EXERCISE REQUIREMENTS
Leave out all pictures. Return exactly the lines from the top of the material through the line containing "-- (sum.south west);".

INFORMATION SUPPLIED
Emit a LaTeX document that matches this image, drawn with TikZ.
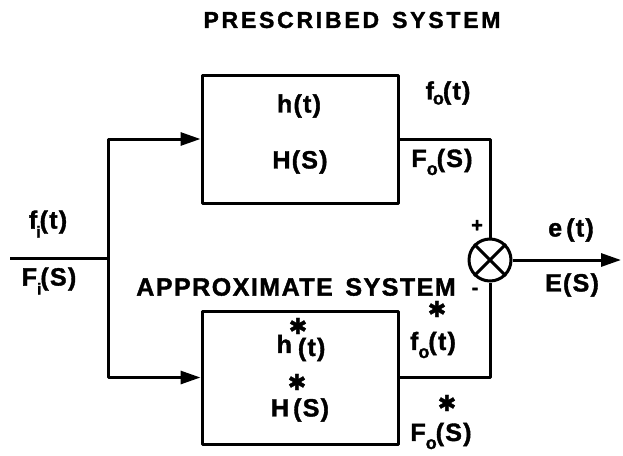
\documentclass[tikz,border=0pt]{standalone}
\usepackage{fontspec}
\setmainfont{Liberation Sans}
\newfontfamily\symf{DejaVu Sans}
\usetikzlibrary{arrows.meta}
\begin{document}
\begin{tikzpicture}[x=1pt,y=-1pt, line width=3pt,
  blk/.style={draw, minimum width=196pt, inner sep=0pt, line join=round},
  lbl/.style={font=\fontsize{25}{25}\selectfont\bfseries\addfontfeatures{LetterSpace=5,FakeBold=1.5}, inner sep=0pt},
  ttl/.style={font=\fontsize{23}{23}\selectfont\bfseries\addfontfeatures{LetterSpace=12,FakeBold=1.5}, inner sep=0pt},
  ttlb/.style={font=\fontsize{25}{25}\selectfont\bfseries\addfontfeatures{LetterSpace=6,FakeBold=1.5}, inner sep=0pt},
  ast/.style={font=\symf\fontsize{22}{22}\selectfont\bfseries\addfontfeatures{FakeBold=2}, inner sep=0pt},
  sgn/.style={font=\fontsize{20}{20}\selectfont\bfseries\addfontfeatures{FakeBold=1.5}, inner sep=0pt},
  arr/.style={-{Triangle[length=20pt,width=13pt]}},
  line/.style={line join=round}]
\useasboundingbox (0,0) rectangle (623,455);

% blocks
\node[blk, minimum height=128pt] (top) at (300,139) {};
\node[blk, minimum height=133pt] (bot) at (300,377.5) {};
\node[draw, circle, minimum size=42pt, inner sep=0pt] (sum) at (490,260) {};
\draw (sum.north west) -- (sum.south east);
\draw (sum.north east) -- (sum.south west);

% connectors
\coordinate (in) at (10,258);
\coordinate (split) at (108,258);
\coordinate (out) at (621,260);
\draw[line] (in) -- (split);
\draw[line, arr] (split) |- (top.west);
\draw[line, arr] (split) |- (bot.west);
\draw[line] (top.east) -| (sum.north);
\draw[line] (bot.east) -| (sum.south);
\draw[arr] (sum.east) -- (out);

% titles
\node[ttl] (t1) at (352,20) {PRESCRIBED\, SYSTEM};
\node[ttlb] (t2) at (296,287) {APPROXIMATE\, SYSTEM};

% input labels
\node[lbl] (fi) at (48,224) {f\kern-1pt\raisebox{-9pt}{\fontsize{16}{16}\selectfont i}\kern-1pt(t)};
\node[lbl] (Fi) at (49,281) {F\kern0pt\raisebox{-9pt}{\fontsize{16}{16}\selectfont i}\kern-1pt(S)};

% top block
\node[lbl] (ht) at (299,106) {h(t)};
\node[lbl] (Hs) at (300,162) {H(S)};
\node[lbl] (fo) at (448,93) {f\kern-1pt\raisebox{-5pt}{\fontsize{18}{18}\selectfont o}\kern-1pt(t)};
\node[lbl] (Fo) at (442,162) {F\kern0pt\raisebox{-8pt}{\fontsize{18}{18}\selectfont o}\kern-1pt(S)};

% sum labels
\node[sgn] (plus) at (477,226) {+};
\node[sgn] (minus) at (475,291) {-};
\node[lbl] (et) at (571,230) {e\,(t)};
\node[lbl] (Es) at (572,285) {E(S)};

% approximate block
\node[ast] (a1) at (298,326) {✱};
\node[lbl] (hat) at (301,348) {h\kern6pt\raisebox{-3pt}{(t)}};
\node[ast] (a2) at (297,382) {✱};
\node[lbl] (Has) at (300,410) {H\,(S)};
\node[ast] (a3) at (437,309) {✱};
\node[lbl] (fao) at (433,345) {f\kern0pt\raisebox{-8pt}{\fontsize{18}{18}\selectfont o}\kern-1pt(t)};
\node[ast] (a4) at (447,403) {✱};
\node[lbl] (Fao) at (441,436) {F\kern0pt\raisebox{-8pt}{\fontsize{18}{18}\selectfont o}\kern-1pt(S)};
\end{tikzpicture}
\end{document}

RESPONSE TO THIS EXERCISE
Emit a LaTeX document that matches this image, drawn with TikZ.
\documentclass[tikz,border=0pt]{standalone}
\usepackage{fontspec}
\setmainfont{Liberation Sans}
\newfontfamily\symf{DejaVu Sans}
\usetikzlibrary{arrows.meta}
\begin{document}
\begin{tikzpicture}[x=1pt,y=-1pt, line width=3pt,
  blk/.style={draw, minimum width=196pt, inner sep=0pt, line join=round},
  lbl/.style={font=\fontsize{25}{25}\selectfont\bfseries\addfontfeatures{LetterSpace=5,FakeBold=1.5}, inner sep=0pt},
  ttl/.style={font=\fontsize{23}{23}\selectfont\bfseries\addfontfeatures{LetterSpace=12,FakeBold=1.5}, inner sep=0pt},
  ttlb/.style={font=\fontsize{25}{25}\selectfont\bfseries\addfontfeatures{LetterSpace=6,FakeBold=1.5}, inner sep=0pt},
  ast/.style={font=\symf\fontsize{22}{22}\selectfont\bfseries\addfontfeatures{FakeBold=2}, inner sep=0pt},
  sgn/.style={font=\fontsize{20}{20}\selectfont\bfseries\addfontfeatures{FakeBold=1.5}, inner sep=0pt},
  arr/.style={-{Triangle[length=20pt,width=13pt]}},
  line/.style={line join=round}]
\useasboundingbox (0,0) rectangle (623,455);

% blocks
\node[blk, minimum height=128pt] (top) at (300,139) {};
\node[blk, minimum height=133pt] (bot) at (300,377.5) {};
\node[draw, circle, minimum size=42pt, inner sep=0pt] (sum) at (490,260) {};
\draw (sum.north west) -- (sum.south east);
\draw (sum.north east) -- (sum.south west);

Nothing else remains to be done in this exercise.